Resonance of Walls
Nature Interpretation - Retreat Center
The Farthest Point, Sorok Island
Longitude 127°07′, Latitude 34°31′
At the far tip of the Korean peninsula is a faint smudge of an island. On this small island are ten buildings that have stood here for a hundred years, a reticule of memories for patients suffering from Hansen’s disease. These are the former Sorokdo Rehabilitation Centers, now fossilized and overrun by nature. Under Japanese imperialism (1905-1945) and during the Korean Civil War, the loss of human rights was rationalized by the need for treatment and patients were deprived of their physical and mental freedom. With the establishment of 'Sorokdo Rehabilitation Center' in 1916, Hansen's disease patients were secluded from land and society, and their minds and bodies were gradually disconnected from the nature that surrounds by ocean and mountain.
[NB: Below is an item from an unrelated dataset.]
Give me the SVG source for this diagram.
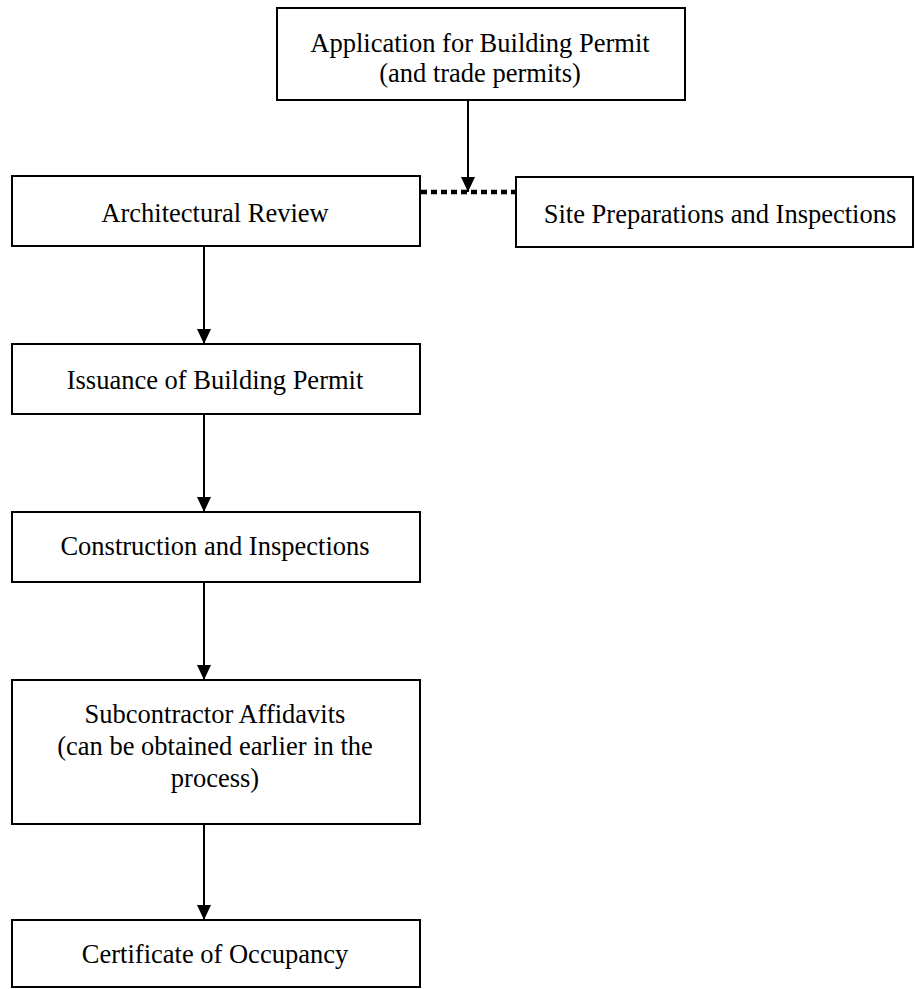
<svg xmlns="http://www.w3.org/2000/svg" width="915" height="989" viewBox="0 0 915 989">
<style>
.box{fill:#fff;stroke:#000;stroke-width:2}
.t{font-family:"Liberation Serif","Times New Roman",serif;font-size:26.5px;fill:#000;text-anchor:middle}
.c{stroke:#000;stroke-width:2;fill:none}
.d{stroke:#000;stroke-width:4.5;stroke-dasharray:6 4;fill:none}
</style>
<defs>
<marker id="ah" markerUnits="userSpaceOnUse" markerWidth="16" markerHeight="16" refX="15" refY="7" orient="auto">
<path d="M0,0 L15,7 L0,14 Z" fill="#000"/>
</marker>
</defs>
<rect width="915" height="989" fill="#fff"/>
<g id="connectors">
<line class="c" x1="468" y1="101" x2="468" y2="192" marker-end="url(#ah)"/>
<line class="d" x1="421" y1="192" x2="515" y2="192"/>
<line class="c" x1="204" y1="247" x2="204" y2="344" marker-end="url(#ah)"/>
<line class="c" x1="204" y1="415" x2="204" y2="512" marker-end="url(#ah)"/>
<line class="c" x1="204" y1="583" x2="204" y2="680" marker-end="url(#ah)"/>
<line class="c" x1="204" y1="825" x2="204" y2="920" marker-end="url(#ah)"/>
</g>
<g id="application">
<rect class="box" x="277" y="8" width="408" height="92"/>
<text class="t" x="480" y="52">Application for Building Permit</text>
<text class="t" x="480" y="82">(and trade permits)</text>
</g>
<g id="architectural">
<rect class="box" x="12" y="176" width="408" height="70"/>
<text class="t" x="215" y="222">Architectural Review</text>
</g>
<g id="site">
<rect class="box" x="516" y="177" width="397" height="70"/>
<text class="t" x="720" y="223">Site Preparations and Inspections</text>
</g>
<g id="issuance">
<rect class="box" x="12" y="344" width="408" height="70"/>
<text class="t" x="215" y="389">Issuance of Building Permit</text>
</g>
<g id="construction">
<rect class="box" x="12" y="512" width="408" height="70"/>
<text class="t" x="215" y="555">Construction and Inspections</text>
</g>
<g id="subcontractor">
<rect class="box" x="12" y="680" width="408" height="144"/>
<text class="t" x="215" y="723">Subcontractor Affidavits</text>
<text class="t" x="215" y="755">(can be obtained earlier in the</text>
<text class="t" x="215" y="787">process)</text>
</g>
<g id="certificate">
<rect class="box" x="12" y="920" width="408" height="67"/>
<text class="t" x="215" y="963">Certificate of Occupancy</text>
</g>
</svg>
Patient numbers reached 5,000 in the 1970s and about 500 patients still remain on the island in 2014 for treatment and recuperation.
The placement of the island itself is an isolated space. If the site of Sorok Island created such a space of segregation between individuals and society, it should now become a place where both humanity and nature can be recovered. It is this desire, this challenge to overcome prejudices against Hansen’s disease patients that motivates us to draw up a new blueprint for the relationship between man, nature and architecture.
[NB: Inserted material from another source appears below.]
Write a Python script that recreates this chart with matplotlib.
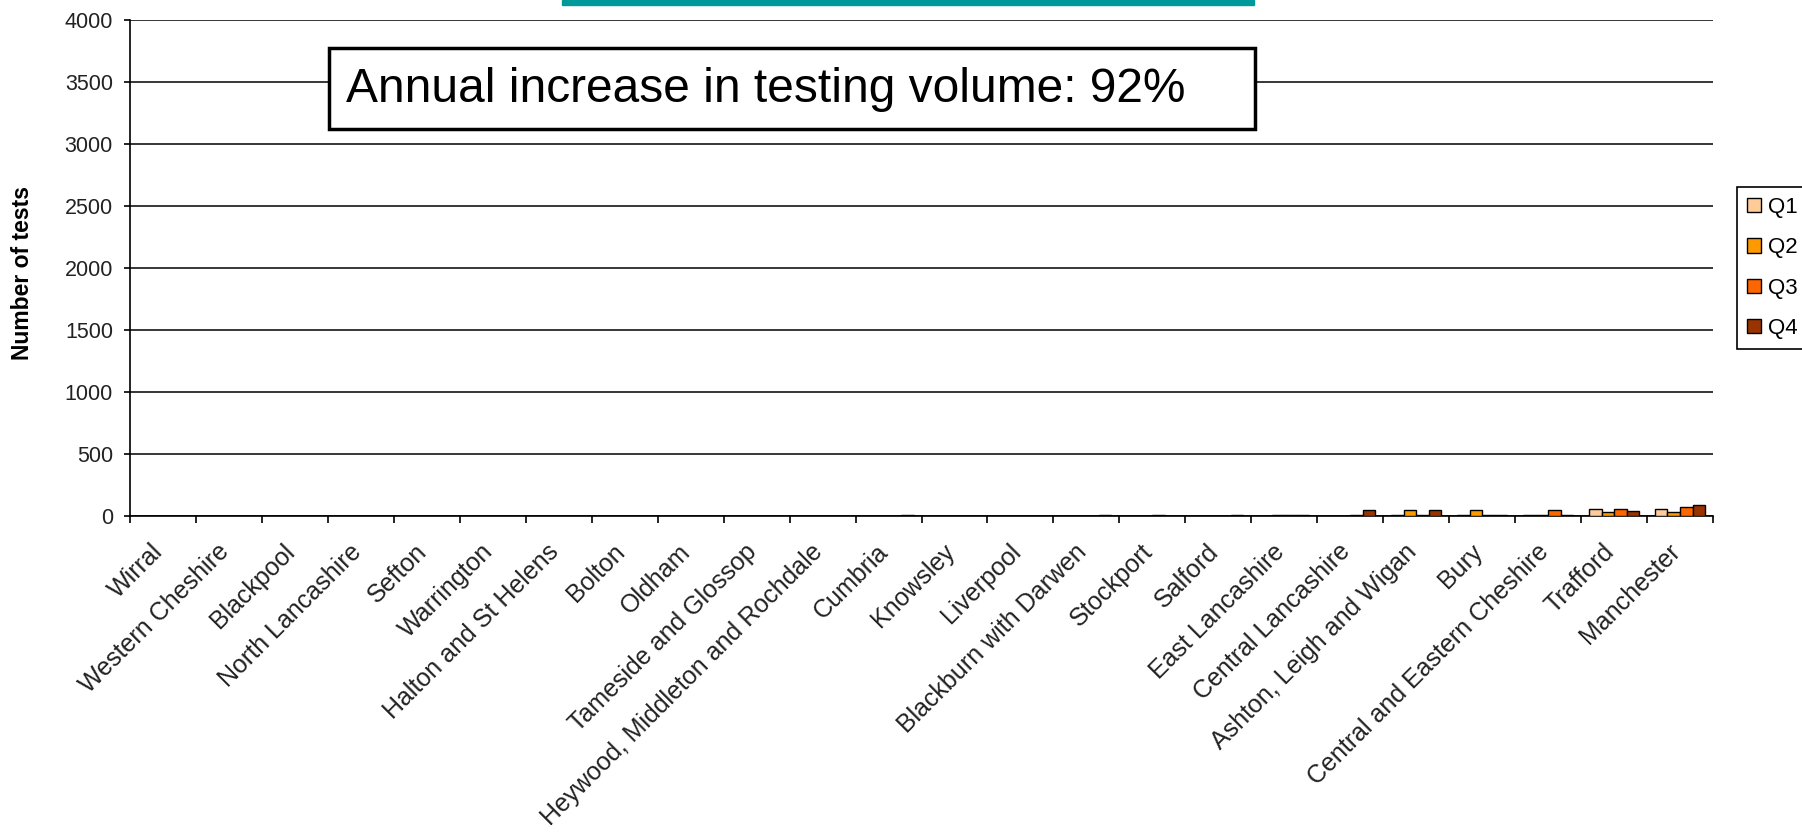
import matplotlib
matplotlib.use("Agg")
from matplotlib import pyplot as plt
from matplotlib.patches import Rectangle
import matplotlib.transforms as mtransforms
import numpy as np

plt.rcParams['font.family'] = ['Liberation Sans', 'DejaVu Sans']

# data
regions = ["Wirral", "Western Cheshire", "Blackpool", "North Lancashire", "Sefton",
           "Warrington", "Halton and St Helens", "Bolton", "Oldham",
           "Tameside and Glossop", "Heywood, Middleton and Rochdale", "Cumbria",
           "Knowsley", "Liverpool", "Blackburn with Darwen", "Stockport", "Salford",
           "East Lancashire", "Central Lancashire", "Ashton, Leigh and Wigan", "Bury",
           "Central and Eastern Cheshire", "Trafford", "Manchester"]
q1 = [0, 0, 0, 0, 0, 0, 0, 0, 0, 0, 0, 0, 0, 0, 0, 0, 0, 0, 0, 10, 10, 10, 60, 60]
q2 = [0, 0, 0, 0, 0, 0, 0, 0, 0, 0, 0, 0, 0, 0, 0, 0, 0, 10, 0, 45, 45, 10, 35, 35]
q3 = [0, 0, 0, 0, 0, 0, 0, 0, 0, 0, 0, 0, 0, 0, 0, 12, 0, 10, 10, 5, 10, 45, 57, 75]
q4 = [0, 0, 0, 0, 0, 0, 0, 0, 0, 0, 0, 12, 0, 0, 12, 0, 12, 10, 45, 45, 10, 10, 40, 92]
quarters = ["Q1", "Q2", "Q3", "Q4"]
colours = ["#FFCC99", "#FF9900", "#FF6600", "#993300"]
y_ticks = [0, 500, 1000, 1500, 2000, 2500, 3000, 3500, 4000]
note = "Annual increase in testing volume: 92%"

W, H = 1802, 835
fig = plt.figure(figsize=(W / 100, H / 100), dpi=100)
ax = fig.add_axes([130 / W, 1 - 516 / H, (1713 - 130) / W, (516 - 20) / H])

x = np.arange(len(regions))
bar_w = 0.19
for i, (vals, c, q) in enumerate(zip([q1, q2, q3, q4], colours, quarters)):
    ax.bar(x + (i - 1.5) * bar_w, vals, bar_w, color=c, edgecolor='black',
           linewidth=1, label=q, zorder=3)

ax.set_xlim(-0.5, len(regions) - 0.5)
ax.set_ylim(0, 4000)
ax.set_yticks(y_ticks)
ax.yaxis.grid(True, color='black', linewidth=1.1)
ax.set_axisbelow(True)
ax.spines['top'].set_visible(False)
ax.spines['right'].set_visible(False)
ax.spines['left'].set_linewidth(1.2)
ax.spines['bottom'].set_linewidth(1.2)
ax.tick_params(axis='y', length=4.3, width=1.2, pad=8, labelsize=15.5, labelcolor='#222222')

# ticks between categories, labels at the centres
ax.set_xticks(np.arange(len(regions) + 1) - 0.5)
ax.set_xticklabels([])
ax.tick_params(axis='x', which='major', length=5, width=1.2)
ax.set_xticks(x, minor=True)
ax.set_xticklabels(regions, minor=True, rotation=45, ha='right', va='top',
                   rotation_mode='anchor', fontsize=18, color='#222222')
ax.tick_params(axis='x', which='minor', length=0, pad=17)
shift = mtransforms.ScaledTranslation(-12 / 100, 0, fig.dpi_scale_trans)
for lab in ax.get_xticklabels(minor=True):
    lab.set_transform(lab.get_transform() + shift)

leg = ax.legend(loc='upper left', bbox_to_anchor=(1737 / W, 1 - 187 / H),
                bbox_transform=fig.transFigure, fancybox=False, edgecolor='black',
                framealpha=1, fontsize=16, handlelength=0.63, handleheight=0.63,
                handletextpad=0.32, labelspacing=0.87, borderpad=0.45, borderaxespad=0)
leg.get_frame().set_linewidth(1.2)

fig.text(23 / W, 1 - 273 / H, "Number of tests", rotation=90, fontsize=16.5,
         fontweight='bold', ha='center', va='center')

# title underline and annotation box
fig.patches.append(Rectangle((562 / W, 1 - 5 / H), (1254 - 562) / W, 5 / H,
                             transform=fig.transFigure, color='#009999'))
fig.patches.append(Rectangle((329 / W, 1 - 129 / H), (1255 - 329) / W, (129 - 48) / H,
                             transform=fig.transFigure, facecolor='white',
                             edgecolor='black', linewidth=2.5, zorder=5))
fig.text(346 / W, 1 - 89 / H, note, fontsize=34.5, ha='left', va='center', zorder=6)

fig.savefig("out.png", dpi=100)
Two Walls and an In-Between Space
Resonance of Walls proposes 'two walls facing each other' on top of a landscape.
Imagine an ‘in-between space’ of two walls where conflicting concepts such as shade and light/ parallel and intersect/ isolation and communication/ sequence and segment/ interior and exterior interact and become reconciled. This is a transitional space , which will be gradually reorganized depending on time and nature, as well as the user's experience, and thus, is a space intentionally emptied. This empty space is created to fulfill the desire for communication and resonance. Therefore, the walls are not simply walls of “closing” but also walls of “opening”.
The walls don’t simply serve as a border but also yield a path. The two walls cut through the middle of the butterfly shaped island. In general, East and West are divided into three domains (private/semi public/public) while South and North side is dedicated to diverse public spaces and program layers. Multiple layers created by the boundaries of the wall and the landscape demarcate the pathways and areas intended for the public (visitors) from those intended for the long-term patients (residents). Located in the middle of the island, the space between the walls connects East with West and South with North through physical or public programs while promoting interaction and communication between people as if to follow the principles of osmotic pressure.
While the remains of the hospital and accommodation facilities will be maintained, the available space will be strategically re-used, as and when it becomes available, for the Nature Interpretation Center. The center is not limited to a single building but is composed of several scattered hallways, pocket spaces and a folly, organically linked and both absorbing and expanding the landscape around it for 500m.
Regenerating Life Relationships – Restoration of Humanity
“The nature” observed by the patients isolated on Sorok Island cannot but be different from “nature” that we think of in general. For them, Sorok Island and the ocean would have been like an impermeable wall that severed them from their family and from the rest of the world. The objective of Resonance of Walls is to suggest a spatial framework to look back at the nature of this place and the time that will soon be forgotten. Here, the landscape and the old building, as well as the newly constructed walls will interpenetrate, and consequently be sequenced, segmented, inserted and intersected. Moreover, architecture and nature will permeate each other and become unified as one organization through this process.
Architecture as a setting: When man, nature and architecture breathe together
- Healing place where water and landscape meet
- Archive museum that records history and time
- Educational space and accommodation where harmonious relationships take place
- Personal meditation space for emotional recovery
These programs will be placed in between various boundary points within the 500m space and existing facilities, accentuating the presence of the old and the new by materializing both harmony and contrast with that of the past. Public programs making use of the open space will be arranged on the West whereas silent and personal meditation-contemplation areas, in the form of follies, will be scattered on the East.
Multiple layers will be created along the walls, overcoming the physical limitations of the island to include diverse landscapes and spatial experiences. In places the thick walls will gradually become thin, turning into a window, a passageway, a door or a pillar. While traces of the old buildings interact with daily life the walls will gradually fade away into the nature’s ocean, at both the north and south ends of the island. Through this process, the transformation of the density of the “space between” will create “resonance” in a rigid landscape, providing people with the rhythm of a new life.
Resonance of walls is the search for the possibilities of architecture as an infrastructure, sustainable communities and the recovery of commonness. Sorok Island will become a memory bank, accumulating personal experiences and time, where nature and architecture meet to provide healing interactions.